One defect is the so-called reduced form approach, which might be subject to a simultaneous equation bias as well as misspecification errors.1 Also, the authors assume that the stock of money is an exogenous variable. This assumption may be invalid in LDCs with a relatively large foreign sector, fixed exchange rates, and an underdeveloped financial sector. A third defect is that real income is determined outside the system in Harberger’s model. That is, Harberger ignores the interaction between money and real income.
The main purpose of this paper is threefold: First, to remedy various aspects of the defects inherent in a single-equation approach to an explanation of a monetary phenomenon. For this purpose, the presently fashionable monetary approach to the balance of payments seems to be a useful starting point for correcting these defects. According to the monetary approach, the supply of money is treated as endogenous because of the feedback from the balance of payments through changes in the net foreign assets position to those in the monetary liabilities of the central bank.
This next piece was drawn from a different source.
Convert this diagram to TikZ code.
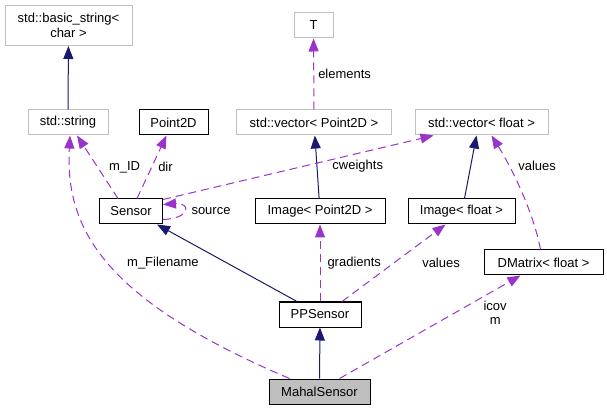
\documentclass[tikz,border=0pt]{standalone}
\usepackage{fontspec}
\setmainfont{Liberation Sans}
\usetikzlibrary{arrows.meta}
\definecolor{navyC}{HTML}{191970}
\definecolor{orchC}{HTML}{9A32CD}
\definecolor{greyLine}{HTML}{BFBFBF}
\definecolor{greyFill}{HTML}{BFBFBF}
\tikzset{>={Triangle[length=13pt,width=10pt]},
  box/.style={draw,line width=1pt,minimum height=25pt,inner sep=1pt,font=\fontsize{13}{15}\selectfont,align=center},
  ubox/.style={box,draw=greyLine},
  dbox/.style={box,draw=black},
  inh/.style={->,navyC,line width=1pt},
  use/.style={->,orchC,line width=1pt,dash pattern=on 8pt off 5pt},
  elab/.style={font=\fontsize{13}{14}\selectfont,text=black,inner sep=1pt,align=center}}

\begin{document}
\begin{tikzpicture}[x=1pt,y=-1pt]
\useasboundingbox (0,0) rectangle (607,411);
\node[ubox,minimum width=127pt,minimum height=40pt] (bstr) at (68.5,25.5) {std::basic\_string<\\char >};
\node[ubox,minimum width=80pt] (str) at (68,122.5) {std::string};
\node[dbox,minimum width=69pt] (ptd) at (173.5,122.5) {Point2D};
\node[ubox,minimum width=39pt] (tT) at (313.5,25.5) {T};
\node[ubox,minimum width=155pt] (vecP) at (314,122.5) {std::vector< Point2D >};
\node[ubox,minimum width=133pt] (vecF) at (481.5,122.5) {std::vector< float >};
\node[dbox,minimum width=63pt] (sens) at (131,211.5) {Sensor};
\node[dbox,minimum width=130pt] (imgP) at (320,211.5) {Image< Point2D >};
\node[dbox,minimum width=107pt] (imgF) at (461.5,211.5) {Image< float >};
\node[dbox,minimum width=119pt] (dmat) at (543.5,262.5) {DMatrix< float >};
\node[dbox,minimum width=82pt] (pps) at (320,314.5) {PPSensor};
\node[dbox,fill=greyFill,minimum width=101pt] (mahal) at (319.5,391.5) {MahalSensor};
\draw[inh] (str) -- (bstr);
\draw[inh] (imgP) -- (vecP);
\draw[inh] ([xshift=3pt]imgF.north) -- ([xshift=-5pt]vecF.south);
\draw[inh] ([xshift=-23pt]pps.north) -- ([xshift=26pt]sens.south);
\draw[inh] (mahal) -- (pps);
\draw[use] (vecP) -- node[elab,pos=0.5,right=3pt]{elements} (tT);
\draw[use] ([xshift=-13pt]sens.north) -- node[elab,pos=0.5,right=10pt]{m\_ID} ([xshift=9pt]str.south);
\draw[use] ([xshift=6pt]sens.north) -- node[elab,pos=0.5,right=5pt]{dir} ([xshift=-7pt]ptd.south);
\draw[use] ([yshift=-1pt]sens.north east) -- node[elab,pos=0.72,below=5pt]{cweights} ([xshift=-48pt]vecF.south);
\draw[use] ([yshift=-8pt]sens.east) .. controls +(28,-1) and +(28,-2) .. node[elab,pos=0.5,right=6pt]{source} ([yshift=7pt]sens.east);
\draw[use] ([xshift=-30pt]mahal.north) .. controls (105,300) and (65,230) .. node[elab,pos=0.5,right=17pt]{m\_Filename} ([xshift=2pt]str.south);
\draw[use] (pps) -- node[elab,pos=0.5,right=6pt]{gradients} (imgP);
\draw[use] ([xshift=22pt]pps.north) -- node[elab,pos=0.5,right=27pt]{values} ([xshift=-16pt]imgF.south);
\draw[use] ([xshift=-3pt]dmat.north) .. controls (533,210) and (510,165) .. node[elab,pos=0.7,right=8pt]{values} ([xshift=10pt]vecF.south);
\draw[use] ([xshift=20pt]mahal.north) -- node[elab,pos=0.86,below=10pt]{icov\\m} ([xshift=-23pt]dmat.south);
\end{tikzpicture}
\end{document}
At the same time, income is regarded as being influenced by changes in the money supply. Second, to construct a simultaneous-equation system of a quarterly monetary model of the Korean economy and to test the validity of the model against the data for the period 1962-74. Third, to analyze influences on major macroeconomic variables—including real output, prices, and balance of payments—of alternative policy instruments, by way of simulation exercises.
Section I of this paper is devoted to the specification of a quarterly model, emphasizing the relation between the monetary sector, aggregate demand and supply, and the foreign sector, and to the examination of the estimated model. In Section II, a variety of simulation exercises is performed to examine the model’s properties, such as stability, predictive ability, symmetry, and multiplier analyses; policy implications are drawn. Section III presents concluding remarks.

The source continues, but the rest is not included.